When Tropical Storm Irene flooded the region in 2011, one of the most iconic images of the event was the raging Mohawk River not just running around historic Guy Park Manor in Amsterdam, but through it. Inside was the Walter Elwood Museum, and sadly, the flood carried with it much of the collection inside, most of which was irreplaceable.
Since that time, many of the museum's artifacts have been housed in a former auto dealership in Amsterdam. Walter Elwood officials have spent the past year and a half trying to salvage what's left of the collection and raising money to find a new place to display it.
Last week, the museum found a new home -- part of the former Noteworthy complex on Church Street in Amsterdam. The Elwood board of directors closed on the property last week and will soon begin transferring operations there.
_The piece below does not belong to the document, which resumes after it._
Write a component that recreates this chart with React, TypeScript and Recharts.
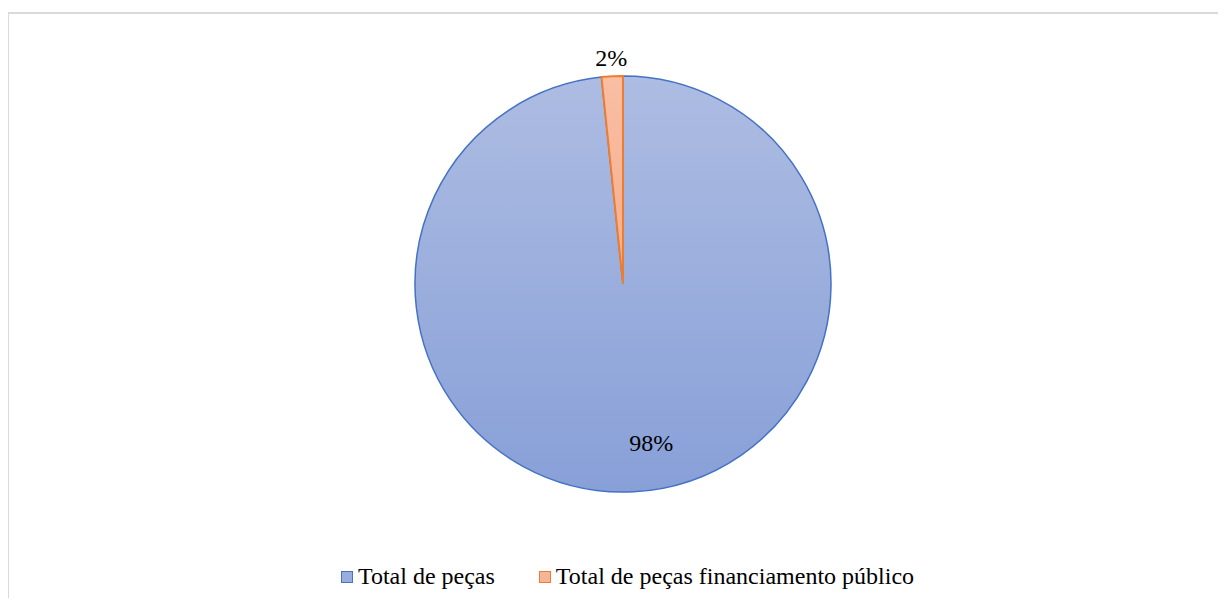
import React from 'react';
import { PieChart, Pie, Cell, Legend } from 'recharts';

const CATEGORIES = ['Total de peças', 'Total de peças financiamento público'];
const VALUES = [98.35, 1.65];
const LABELS = ['98%', '2%'];

const FILL_IDS = ['gradBlue', 'gradOrange'];
const STROKES = ['#4472C4', '#ED7D31'];
const SWATCH = ['#9AAEDD', '#F7B597'];
const FONT = 'Liberation Serif, serif';

const data = CATEGORIES.map((name, i) => ({ name, value: VALUES[i], label: LABELS[i] }));

const RADIAN = Math.PI / 180;

const renderLabel = (props: any) => {
  const { cx, cy, midAngle, outerRadius, index } = props;
  // big slice: inside near the bottom, small slice: outside
  const r = index === 0 ? outerRadius * 0.765 : outerRadius + 18;
  const dx = index === 0 ? 20 : 0;
  const x = cx + r * Math.cos(-midAngle * RADIAN) + dx;
  const y = cy + r * Math.sin(-midAngle * RADIAN);
  return (
    <text x={x} y={y} fill="#000" fontSize={24} fontFamily={FONT} textAnchor="middle" dominantBaseline="central">
      {data[index].label}
    </text>
  );
};

const CustomLegend = () => (
  <div style={{ display: 'flex', justifyContent: 'center', paddingLeft: 20, fontFamily: FONT, fontSize: 24, color: '#000' }}>
    {data.map((d, i) => (
      <div key={d.name} style={{ display: 'flex', alignItems: 'center', marginRight: i === 0 ? 44 : 0 }}>
        <span style={{ display: 'inline-block', width: 10, height: 10, background: SWATCH[i], border: `1.5px solid ${STROKES[i]}`, marginRight: 5 }} />
        <span>{d.name}</span>
      </div>
    ))}
  </div>
);

export default function App() {
  return (
    <div style={{ position: 'relative', left: -1, top: 4, width: 1217, height: 588, borderTop: '2px solid #D9D9D9', borderLeft: '2px solid #D9D9D9', background: '#fff' }}>
      <PieChart width={1217} height={588} margin={{ top: 0, right: 0, bottom: 0, left: 0 }}>
        <defs>
          <linearGradient id="gradBlue" x1="0" y1="0" x2="0" y2="1">
            <stop offset="0%" stopColor="#ADBCE2" />
            <stop offset="100%" stopColor="#88A0D8" />
          </linearGradient>
          <linearGradient id="gradOrange" x1="0" y1="0" x2="0" y2="1">
            <stop offset="0%" stopColor="#F9BEA4" />
            <stop offset="100%" stopColor="#F6AE8C" />
          </linearGradient>
        </defs>
        <Pie
          data={data}
          dataKey="value"
          nameKey="name"
          cx={614}
          cy={270}
          outerRadius={208}
          startAngle={90}
          endAngle={-270}
          label={renderLabel}
          labelLine={false}
          isAnimationActive={false}
        >
          {data.map((_, i) => (
            <Cell key={i} fill={`url(#${FILL_IDS[i]})`} stroke={STROKES[i]} strokeWidth={i === 0 ? 1.5 : 2} />
          ))}
        </Pie>
        <Legend verticalAlign="bottom" content={<CustomLegend />} wrapperStyle={{ bottom: 12 }} />
      </PieChart>
    </div>
  );
}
The move not only signifies the end of a long and difficult saga for the Elwood, it also serves as a do-over for the museum. And the new space has the potential to help it grow into an educational and cultural operation of which this city can be proud.
In addition to providing more space to display its collection, the building's location means the Elwood artifacts will be safer from the elements, decreasing the chances for further destruction should another massive weather event like Irene happen. In addition, the facility provides the museum with room to offer more educational opportunities, such as workshops for youths and a spot for high school and college students who want to conduct historical research. The building also affords the museum a chance to rent out additional space for non-profits or smaller companies, giving Elwood a badly needed revenue stream.
The move is also beneficial to the city because it prevents Amsterdam from having to deal with yet another vacant building. Although it's a shell of its glorious past, the Noteworthy complex is one of the historic structures in Amsterdam worth saving, and turning it into a cultural and educational center, along with housing smaller companies, is a perfect use for the building.
The move doesn't solve all of the challenges still facing the Walter Elwood Museum. The organization is in need of funding to transform its part of the complex into a more museum-like atmosphere, and to restore many of the programs lost when Irene tore through. Since the flooding, the museum has received support from all over the state and beyond -- and from several members of the local community -- and we hope a combination of needed funding from the state and private contributions will keep it afloat.
The building purchase is also a testament to the determination of the Elwood board and its executive director, Ann Peconie, who refused to give up and worked tirelessly to keep museum going. We look forward to seeing what happens next.